■ GIVEN REQUEST
Omit the images, then print each record below exactly as it reads.

(Rows from a dataset of charts and code)
────────────────────

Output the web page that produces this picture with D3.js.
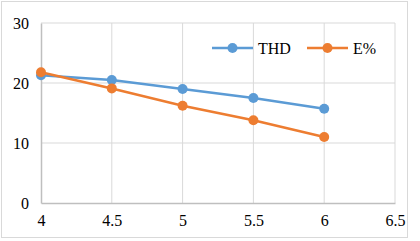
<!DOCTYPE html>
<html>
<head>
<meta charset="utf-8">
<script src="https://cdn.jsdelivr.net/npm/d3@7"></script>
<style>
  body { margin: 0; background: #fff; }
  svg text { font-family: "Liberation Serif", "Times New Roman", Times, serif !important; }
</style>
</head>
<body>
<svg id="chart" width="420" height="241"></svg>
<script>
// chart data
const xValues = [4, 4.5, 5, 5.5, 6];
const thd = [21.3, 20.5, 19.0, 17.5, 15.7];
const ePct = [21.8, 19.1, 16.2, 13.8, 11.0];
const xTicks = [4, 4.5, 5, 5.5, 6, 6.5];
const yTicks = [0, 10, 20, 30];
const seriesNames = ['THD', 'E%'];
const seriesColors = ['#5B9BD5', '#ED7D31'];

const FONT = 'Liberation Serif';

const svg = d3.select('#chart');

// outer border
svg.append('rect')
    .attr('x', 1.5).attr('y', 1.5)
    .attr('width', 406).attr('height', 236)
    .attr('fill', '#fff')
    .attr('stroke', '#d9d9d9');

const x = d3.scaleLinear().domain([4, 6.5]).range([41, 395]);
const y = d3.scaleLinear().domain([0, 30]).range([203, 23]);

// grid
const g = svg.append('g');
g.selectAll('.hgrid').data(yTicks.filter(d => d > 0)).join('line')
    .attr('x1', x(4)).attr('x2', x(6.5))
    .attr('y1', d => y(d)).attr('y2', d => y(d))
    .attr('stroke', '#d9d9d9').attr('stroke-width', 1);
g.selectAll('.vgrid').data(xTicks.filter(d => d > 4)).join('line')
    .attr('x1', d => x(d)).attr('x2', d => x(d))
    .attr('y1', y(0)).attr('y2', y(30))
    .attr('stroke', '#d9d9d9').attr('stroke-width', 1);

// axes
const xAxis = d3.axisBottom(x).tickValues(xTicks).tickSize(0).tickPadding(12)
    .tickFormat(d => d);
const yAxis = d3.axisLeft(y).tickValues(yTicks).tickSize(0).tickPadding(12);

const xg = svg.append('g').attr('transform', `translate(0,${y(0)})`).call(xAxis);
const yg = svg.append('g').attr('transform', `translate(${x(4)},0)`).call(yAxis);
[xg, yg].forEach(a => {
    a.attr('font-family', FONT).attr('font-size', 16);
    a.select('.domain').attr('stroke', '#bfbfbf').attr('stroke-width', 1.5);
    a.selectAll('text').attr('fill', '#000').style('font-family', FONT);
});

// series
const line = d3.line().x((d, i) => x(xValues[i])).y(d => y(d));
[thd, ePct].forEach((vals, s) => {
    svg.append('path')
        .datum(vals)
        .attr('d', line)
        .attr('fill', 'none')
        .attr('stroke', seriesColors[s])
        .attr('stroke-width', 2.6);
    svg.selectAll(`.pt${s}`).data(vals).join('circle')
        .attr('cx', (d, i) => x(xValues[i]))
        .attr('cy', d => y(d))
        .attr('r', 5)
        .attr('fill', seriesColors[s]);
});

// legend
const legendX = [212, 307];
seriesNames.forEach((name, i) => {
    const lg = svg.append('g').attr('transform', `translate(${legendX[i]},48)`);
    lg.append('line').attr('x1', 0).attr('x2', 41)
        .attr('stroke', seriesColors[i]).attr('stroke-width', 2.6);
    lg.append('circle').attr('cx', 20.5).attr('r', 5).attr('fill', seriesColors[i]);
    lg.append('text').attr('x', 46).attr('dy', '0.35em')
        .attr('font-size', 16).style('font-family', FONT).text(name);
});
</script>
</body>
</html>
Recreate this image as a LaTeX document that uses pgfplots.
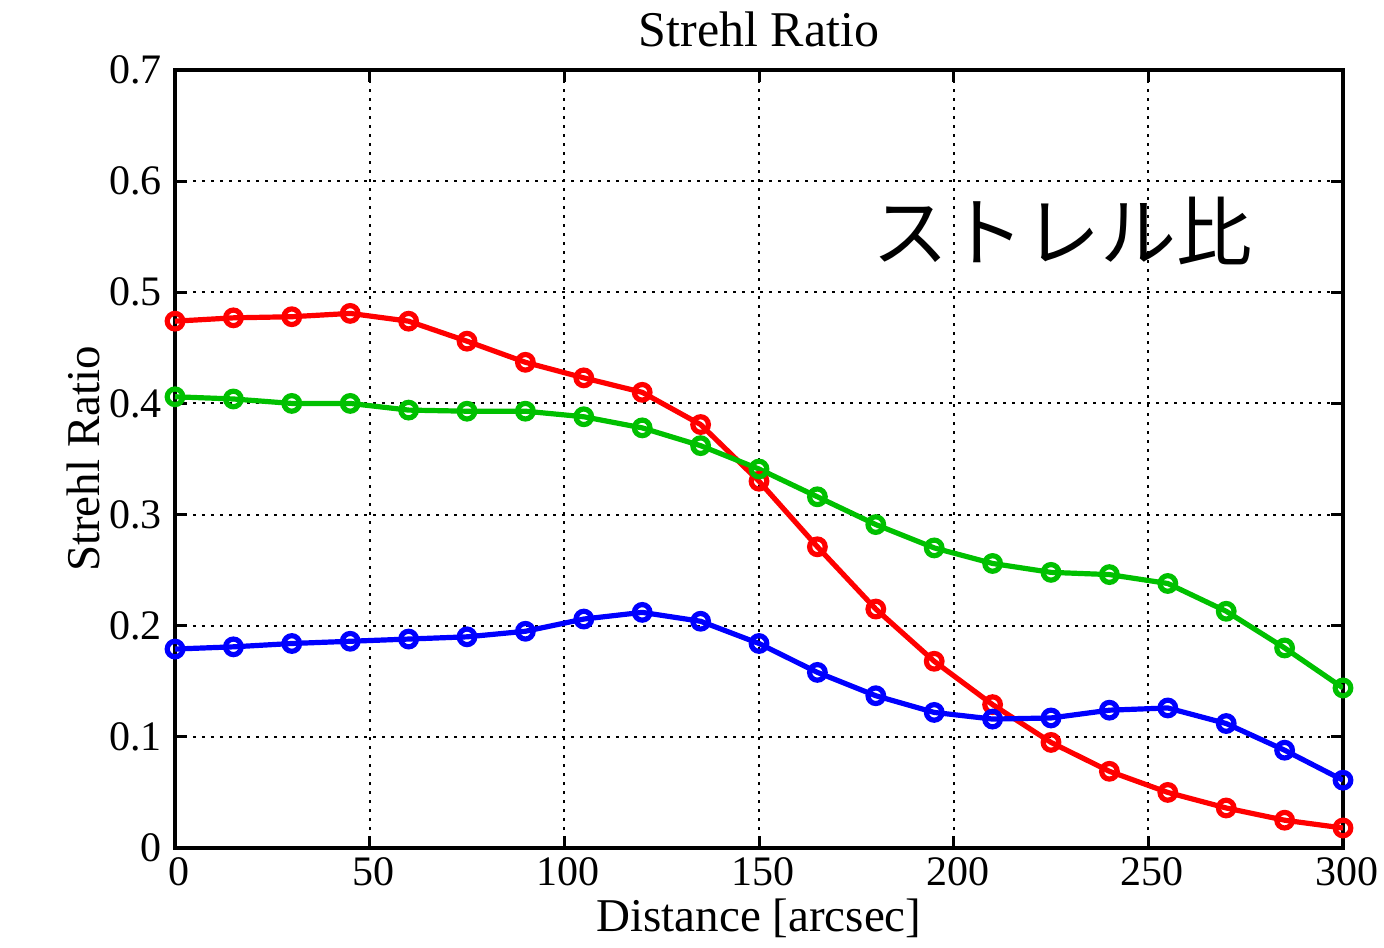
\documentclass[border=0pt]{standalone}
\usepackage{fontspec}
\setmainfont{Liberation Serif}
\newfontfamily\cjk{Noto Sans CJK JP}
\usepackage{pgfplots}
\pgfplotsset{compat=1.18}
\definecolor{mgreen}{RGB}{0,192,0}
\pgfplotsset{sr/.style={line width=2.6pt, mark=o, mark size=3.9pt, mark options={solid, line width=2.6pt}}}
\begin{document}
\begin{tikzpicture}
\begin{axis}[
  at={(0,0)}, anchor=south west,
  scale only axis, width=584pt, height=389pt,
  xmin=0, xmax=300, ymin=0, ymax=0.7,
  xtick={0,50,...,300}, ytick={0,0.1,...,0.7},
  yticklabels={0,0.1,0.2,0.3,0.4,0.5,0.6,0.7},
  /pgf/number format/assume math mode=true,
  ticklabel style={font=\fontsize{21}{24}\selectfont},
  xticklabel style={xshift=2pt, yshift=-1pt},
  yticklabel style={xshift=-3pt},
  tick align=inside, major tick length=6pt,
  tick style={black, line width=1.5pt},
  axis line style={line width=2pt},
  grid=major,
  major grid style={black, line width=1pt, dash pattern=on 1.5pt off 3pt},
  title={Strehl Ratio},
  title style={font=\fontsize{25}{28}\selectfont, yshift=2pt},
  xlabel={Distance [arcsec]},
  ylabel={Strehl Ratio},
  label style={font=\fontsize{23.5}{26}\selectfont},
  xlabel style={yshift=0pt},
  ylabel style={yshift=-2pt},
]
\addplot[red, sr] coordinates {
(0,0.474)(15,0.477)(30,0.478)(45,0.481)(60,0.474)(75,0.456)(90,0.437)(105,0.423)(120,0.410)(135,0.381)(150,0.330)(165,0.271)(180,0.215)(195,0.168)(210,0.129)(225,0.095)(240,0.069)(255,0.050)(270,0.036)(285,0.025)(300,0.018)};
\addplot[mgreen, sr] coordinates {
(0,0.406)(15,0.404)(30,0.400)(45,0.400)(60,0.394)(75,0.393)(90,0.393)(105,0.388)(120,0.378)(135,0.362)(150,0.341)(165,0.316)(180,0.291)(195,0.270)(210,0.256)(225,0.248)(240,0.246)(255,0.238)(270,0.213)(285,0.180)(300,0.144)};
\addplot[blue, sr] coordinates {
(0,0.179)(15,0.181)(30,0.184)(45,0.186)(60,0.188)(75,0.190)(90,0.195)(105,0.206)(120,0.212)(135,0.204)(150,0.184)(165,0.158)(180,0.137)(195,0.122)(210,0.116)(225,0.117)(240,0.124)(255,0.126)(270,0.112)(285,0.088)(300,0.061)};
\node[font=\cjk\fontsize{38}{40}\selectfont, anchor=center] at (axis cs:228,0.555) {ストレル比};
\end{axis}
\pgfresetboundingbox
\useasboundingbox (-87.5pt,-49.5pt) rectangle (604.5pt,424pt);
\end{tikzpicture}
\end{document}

────────────────────

■ SOLUTION BELOW
Output the web page that produces this picture with D3.js.
<!DOCTYPE html>
<html>
<head>
<meta charset="utf-8">
<script src="https://cdn.jsdelivr.net/npm/d3@7"></script>
<style>
  body { margin: 0; background: #fff; }
  svg text { font-family: "Liberation Serif", "Times New Roman", Times, serif !important; }
</style>
</head>
<body>
<svg id="chart" width="420" height="241"></svg>
<script>
// chart data
const xValues = [4, 4.5, 5, 5.5, 6];
const thd = [21.3, 20.5, 19.0, 17.5, 15.7];
const ePct = [21.8, 19.1, 16.2, 13.8, 11.0];
const xTicks = [4, 4.5, 5, 5.5, 6, 6.5];
const yTicks = [0, 10, 20, 30];
const seriesNames = ['THD', 'E%'];
const seriesColors = ['#5B9BD5', '#ED7D31'];

const FONT = 'Liberation Serif';

const svg = d3.select('#chart');

// outer border
svg.append('rect')
    .attr('x', 1.5).attr('y', 1.5)
    .attr('width', 406).attr('height', 236)
    .attr('fill', '#fff')
    .attr('stroke', '#d9d9d9');

const x = d3.scaleLinear().domain([4, 6.5]).range([41, 395]);
const y = d3.scaleLinear().domain([0, 30]).range([203, 23]);

// grid
const g = svg.append('g');
g.selectAll('.hgrid').data(yTicks.filter(d => d > 0)).join('line')
    .attr('x1', x(4)).attr('x2', x(6.5))
    .attr('y1', d => y(d)).attr('y2', d => y(d))
    .attr('stroke', '#d9d9d9').attr('stroke-width', 1);
g.selectAll('.vgrid').data(xTicks.filter(d => d > 4)).join('line')
    .attr('x1', d => x(d)).attr('x2', d => x(d))
    .attr('y1', y(0)).attr('y2', y(30))
    .attr('stroke', '#d9d9d9').attr('stroke-width', 1);

// axes
const xAxis = d3.axisBottom(x).tickValues(xTicks).tickSize(0).tickPadding(12)
    .tickFormat(d => d);
const yAxis = d3.axisLeft(y).tickValues(yTicks).tickSize(0).tickPadding(12);

const xg = svg.append('g').attr('transform', `translate(0,${y(0)})`).call(xAxis);
const yg = svg.append('g').attr('transform', `translate(${x(4)},0)`).call(yAxis);
[xg, yg].forEach(a => {
    a.attr('font-family', FONT).attr('font-size', 16);
    a.select('.domain').attr('stroke', '#bfbfbf').attr('stroke-width', 1.5);
    a.selectAll('text').attr('fill', '#000').style('font-family', FONT);
});

// series
const line = d3.line().x((d, i) => x(xValues[i])).y(d => y(d));
[thd, ePct].forEach((vals, s) => {
    svg.append('path')
        .datum(vals)
        .attr('d', line)
        .attr('fill', 'none')
        .attr('stroke', seriesColors[s])
        .attr('stroke-width', 2.6);
    svg.selectAll(`.pt${s}`).data(vals).join('circle')
        .attr('cx', (d, i) => x(xValues[i]))
        .attr('cy', d => y(d))
        .attr('r', 5)
        .attr('fill', seriesColors[s]);
});

// legend
const legendX = [212, 307];
seriesNames.forEach((name, i) => {
    const lg = svg.append('g').attr('transform', `translate(${legendX[i]},48)`);
    lg.append('line').attr('x1', 0).attr('x2', 41)
        .attr('stroke', seriesColors[i]).attr('stroke-width', 2.6);
    lg.append('circle').attr('cx', 20.5).attr('r', 5).attr('fill', seriesColors[i]);
    lg.append('text').attr('x', 46).attr('dy', '0.35em')
        .attr('font-size', 16).style('font-family', FONT).text(name);
});
</script>
</body>
</html>
Recreate this image as a LaTeX document that uses pgfplots.
\documentclass[border=0pt]{standalone}
\usepackage{fontspec}
\setmainfont{Liberation Serif}
\newfontfamily\cjk{Noto Sans CJK JP}
\usepackage{pgfplots}
\pgfplotsset{compat=1.18}
\definecolor{mgreen}{RGB}{0,192,0}
\pgfplotsset{sr/.style={line width=2.6pt, mark=o, mark size=3.9pt, mark options={solid, line width=2.6pt}}}
\begin{document}
\begin{tikzpicture}
\begin{axis}[
  at={(0,0)}, anchor=south west,
  scale only axis, width=584pt, height=389pt,
  xmin=0, xmax=300, ymin=0, ymax=0.7,
  xtick={0,50,...,300}, ytick={0,0.1,...,0.7},
  yticklabels={0,0.1,0.2,0.3,0.4,0.5,0.6,0.7},
  /pgf/number format/assume math mode=true,
  ticklabel style={font=\fontsize{21}{24}\selectfont},
  xticklabel style={xshift=2pt, yshift=-1pt},
  yticklabel style={xshift=-3pt},
  tick align=inside, major tick length=6pt,
  tick style={black, line width=1.5pt},
  axis line style={line width=2pt},
  grid=major,
  major grid style={black, line width=1pt, dash pattern=on 1.5pt off 3pt},
  title={Strehl Ratio},
  title style={font=\fontsize{25}{28}\selectfont, yshift=2pt},
  xlabel={Distance [arcsec]},
  ylabel={Strehl Ratio},
  label style={font=\fontsize{23.5}{26}\selectfont},
  xlabel style={yshift=0pt},
  ylabel style={yshift=-2pt},
]
\addplot[red, sr] coordinates {
(0,0.474)(15,0.477)(30,0.478)(45,0.481)(60,0.474)(75,0.456)(90,0.437)(105,0.423)(120,0.410)(135,0.381)(150,0.330)(165,0.271)(180,0.215)(195,0.168)(210,0.129)(225,0.095)(240,0.069)(255,0.050)(270,0.036)(285,0.025)(300,0.018)};
\addplot[mgreen, sr] coordinates {
(0,0.406)(15,0.404)(30,0.400)(45,0.400)(60,0.394)(75,0.393)(90,0.393)(105,0.388)(120,0.378)(135,0.362)(150,0.341)(165,0.316)(180,0.291)(195,0.270)(210,0.256)(225,0.248)(240,0.246)(255,0.238)(270,0.213)(285,0.180)(300,0.144)};
\addplot[blue, sr] coordinates {
(0,0.179)(15,0.181)(30,0.184)(45,0.186)(60,0.188)(75,0.190)(90,0.195)(105,0.206)(120,0.212)(135,0.204)(150,0.184)(165,0.158)(180,0.137)(195,0.122)(210,0.116)(225,0.117)(240,0.124)(255,0.126)(270,0.112)(285,0.088)(300,0.061)};
\node[font=\cjk\fontsize{38}{40}\selectfont, anchor=center] at (axis cs:228,0.555) {ストレル比};
\end{axis}
\pgfresetboundingbox
\useasboundingbox (-87.5pt,-49.5pt) rectangle (604.5pt,424pt);
\end{tikzpicture}
\end{document}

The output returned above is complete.